-- WHAT TO PRODUCE --
Copy each line below exactly and leave the pictures out.

-- INFORMATION SHOWN --
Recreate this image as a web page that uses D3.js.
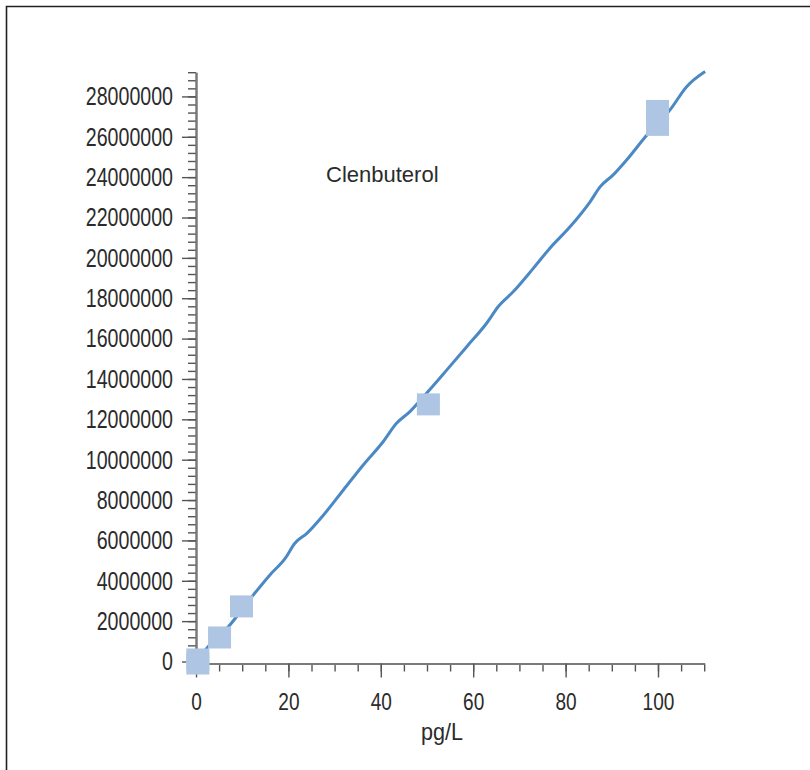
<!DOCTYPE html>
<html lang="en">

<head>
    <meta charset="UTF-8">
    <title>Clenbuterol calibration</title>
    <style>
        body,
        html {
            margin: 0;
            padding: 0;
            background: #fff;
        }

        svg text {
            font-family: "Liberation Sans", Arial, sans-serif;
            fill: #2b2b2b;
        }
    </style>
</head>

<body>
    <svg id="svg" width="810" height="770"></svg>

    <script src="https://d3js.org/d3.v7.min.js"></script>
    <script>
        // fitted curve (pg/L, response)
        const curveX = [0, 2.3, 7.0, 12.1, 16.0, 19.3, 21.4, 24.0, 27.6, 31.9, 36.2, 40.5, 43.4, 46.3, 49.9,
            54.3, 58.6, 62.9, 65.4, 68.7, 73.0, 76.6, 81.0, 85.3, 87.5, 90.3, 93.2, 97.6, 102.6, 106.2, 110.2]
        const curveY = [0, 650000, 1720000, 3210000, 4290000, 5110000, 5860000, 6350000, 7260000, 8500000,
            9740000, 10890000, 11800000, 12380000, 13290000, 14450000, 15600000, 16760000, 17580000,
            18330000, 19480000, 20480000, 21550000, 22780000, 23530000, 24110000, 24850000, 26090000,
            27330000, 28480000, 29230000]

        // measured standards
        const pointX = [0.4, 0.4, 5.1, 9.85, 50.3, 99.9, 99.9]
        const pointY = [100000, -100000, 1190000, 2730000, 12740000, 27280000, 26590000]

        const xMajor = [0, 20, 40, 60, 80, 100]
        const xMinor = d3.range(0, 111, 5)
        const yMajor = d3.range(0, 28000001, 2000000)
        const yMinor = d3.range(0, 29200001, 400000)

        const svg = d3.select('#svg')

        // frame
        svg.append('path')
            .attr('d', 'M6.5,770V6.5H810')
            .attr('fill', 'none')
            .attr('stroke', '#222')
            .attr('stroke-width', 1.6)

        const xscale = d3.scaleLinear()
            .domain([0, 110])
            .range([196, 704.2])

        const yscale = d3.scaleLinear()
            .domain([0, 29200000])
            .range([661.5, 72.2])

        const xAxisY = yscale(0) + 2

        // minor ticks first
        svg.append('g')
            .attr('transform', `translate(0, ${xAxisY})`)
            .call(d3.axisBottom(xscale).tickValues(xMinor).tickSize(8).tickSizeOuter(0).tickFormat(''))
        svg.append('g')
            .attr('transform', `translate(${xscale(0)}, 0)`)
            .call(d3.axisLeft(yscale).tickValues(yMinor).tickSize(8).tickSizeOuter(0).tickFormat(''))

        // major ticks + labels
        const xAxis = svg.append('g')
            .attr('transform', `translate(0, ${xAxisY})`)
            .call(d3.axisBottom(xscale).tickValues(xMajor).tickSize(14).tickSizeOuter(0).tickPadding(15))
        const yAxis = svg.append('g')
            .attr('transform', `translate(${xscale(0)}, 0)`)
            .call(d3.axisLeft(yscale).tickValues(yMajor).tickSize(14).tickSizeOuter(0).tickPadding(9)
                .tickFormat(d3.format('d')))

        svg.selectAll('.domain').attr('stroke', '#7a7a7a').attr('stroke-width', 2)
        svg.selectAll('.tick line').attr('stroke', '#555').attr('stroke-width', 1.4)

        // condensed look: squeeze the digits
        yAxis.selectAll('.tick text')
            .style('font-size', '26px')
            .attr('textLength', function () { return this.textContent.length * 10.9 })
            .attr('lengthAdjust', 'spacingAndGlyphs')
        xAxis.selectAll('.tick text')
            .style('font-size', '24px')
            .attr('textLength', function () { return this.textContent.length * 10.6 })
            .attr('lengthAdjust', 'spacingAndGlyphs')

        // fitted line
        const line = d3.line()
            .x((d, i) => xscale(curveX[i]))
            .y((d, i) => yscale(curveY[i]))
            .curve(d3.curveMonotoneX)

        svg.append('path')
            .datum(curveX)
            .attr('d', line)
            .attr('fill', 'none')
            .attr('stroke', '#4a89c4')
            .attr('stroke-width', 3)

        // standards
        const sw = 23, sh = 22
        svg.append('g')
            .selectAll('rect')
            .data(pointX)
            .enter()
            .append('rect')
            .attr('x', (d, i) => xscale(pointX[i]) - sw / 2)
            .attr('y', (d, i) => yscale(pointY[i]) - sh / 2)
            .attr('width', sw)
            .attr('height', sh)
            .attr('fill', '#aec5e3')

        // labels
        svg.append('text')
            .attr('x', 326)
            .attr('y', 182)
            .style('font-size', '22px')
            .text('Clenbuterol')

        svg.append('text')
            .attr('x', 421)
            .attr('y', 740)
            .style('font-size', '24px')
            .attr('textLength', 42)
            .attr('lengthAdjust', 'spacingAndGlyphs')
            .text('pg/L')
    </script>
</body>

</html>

-- SOLUTION FOR THIS PROBLEM --
Recreate this image as a web page that uses D3.js.
<!DOCTYPE html>
<html lang="en">

<head>
    <meta charset="UTF-8">
    <title>Clenbuterol calibration</title>
    <style>
        body,
        html {
            margin: 0;
            padding: 0;
            background: #fff;
        }

        svg text {
            font-family: "Liberation Sans", Arial, sans-serif;
            fill: #2b2b2b;
        }
    </style>
</head>

<body>
    <svg id="svg" width="810" height="770"></svg>

    <script src="https://d3js.org/d3.v7.min.js"></script>
    <script>
        // fitted curve (pg/L, response)
        const curveX = [0, 2.3, 7.0, 12.1, 16.0, 19.3, 21.4, 24.0, 27.6, 31.9, 36.2, 40.5, 43.4, 46.3, 49.9,
            54.3, 58.6, 62.9, 65.4, 68.7, 73.0, 76.6, 81.0, 85.3, 87.5, 90.3, 93.2, 97.6, 102.6, 106.2, 110.2]
        const curveY = [0, 650000, 1720000, 3210000, 4290000, 5110000, 5860000, 6350000, 7260000, 8500000,
            9740000, 10890000, 11800000, 12380000, 13290000, 14450000, 15600000, 16760000, 17580000,
            18330000, 19480000, 20480000, 21550000, 22780000, 23530000, 24110000, 24850000, 26090000,
            27330000, 28480000, 29230000]

        // measured standards
        const pointX = [0.4, 0.4, 5.1, 9.85, 50.3, 99.9, 99.9]
        const pointY = [100000, -100000, 1190000, 2730000, 12740000, 27280000, 26590000]

        const xMajor = [0, 20, 40, 60, 80, 100]
        const xMinor = d3.range(0, 111, 5)
        const yMajor = d3.range(0, 28000001, 2000000)
        const yMinor = d3.range(0, 29200001, 400000)

        const svg = d3.select('#svg')

        // frame
        svg.append('path')
            .attr('d', 'M6.5,770V6.5H810')
            .attr('fill', 'none')
            .attr('stroke', '#222')
            .attr('stroke-width', 1.6)

        const xscale = d3.scaleLinear()
            .domain([0, 110])
            .range([196, 704.2])

        const yscale = d3.scaleLinear()
            .domain([0, 29200000])
            .range([661.5, 72.2])

        const xAxisY = yscale(0) + 2

        // minor ticks first
        svg.append('g')
            .attr('transform', `translate(0, ${xAxisY})`)
            .call(d3.axisBottom(xscale).tickValues(xMinor).tickSize(8).tickSizeOuter(0).tickFormat(''))
        svg.append('g')
            .attr('transform', `translate(${xscale(0)}, 0)`)
            .call(d3.axisLeft(yscale).tickValues(yMinor).tickSize(8).tickSizeOuter(0).tickFormat(''))

        // major ticks + labels
        const xAxis = svg.append('g')
            .attr('transform', `translate(0, ${xAxisY})`)
            .call(d3.axisBottom(xscale).tickValues(xMajor).tickSize(14).tickSizeOuter(0).tickPadding(15))
        const yAxis = svg.append('g')
            .attr('transform', `translate(${xscale(0)}, 0)`)
            .call(d3.axisLeft(yscale).tickValues(yMajor).tickSize(14).tickSizeOuter(0).tickPadding(9)
                .tickFormat(d3.format('d')))

        svg.selectAll('.domain').attr('stroke', '#7a7a7a').attr('stroke-width', 2)
        svg.selectAll('.tick line').attr('stroke', '#555').attr('stroke-width', 1.4)

        // condensed look: squeeze the digits
        yAxis.selectAll('.tick text')
            .style('font-size', '26px')
            .attr('textLength', function () { return this.textContent.length * 10.9 })
            .attr('lengthAdjust', 'spacingAndGlyphs')
        xAxis.selectAll('.tick text')
            .style('font-size', '24px')
            .attr('textLength', function () { return this.textContent.length * 10.6 })
            .attr('lengthAdjust', 'spacingAndGlyphs')

        // fitted line
        const line = d3.line()
            .x((d, i) => xscale(curveX[i]))
            .y((d, i) => yscale(curveY[i]))
            .curve(d3.curveMonotoneX)

        svg.append('path')
            .datum(curveX)
            .attr('d', line)
            .attr('fill', 'none')
            .attr('stroke', '#4a89c4')
            .attr('stroke-width', 3)

        // standards
        const sw = 23, sh = 22
        svg.append('g')
            .selectAll('rect')
            .data(pointX)
            .enter()
            .append('rect')
            .attr('x', (d, i) => xscale(pointX[i]) - sw / 2)
            .attr('y', (d, i) => yscale(pointY[i]) - sh / 2)
            .attr('width', sw)
            .attr('height', sh)
            .attr('fill', '#aec5e3')

        // labels
        svg.append('text')
            .attr('x', 326)
            .attr('y', 182)
            .style('font-size', '22px')
            .text('Clenbuterol')

        svg.append('text')
            .attr('x', 421)
            .attr('y', 740)
            .style('font-size', '24px')
            .attr('textLength', 42)
            .attr('lengthAdjust', 'spacingAndGlyphs')
            .text('pg/L')
    </script>
</body>

</html>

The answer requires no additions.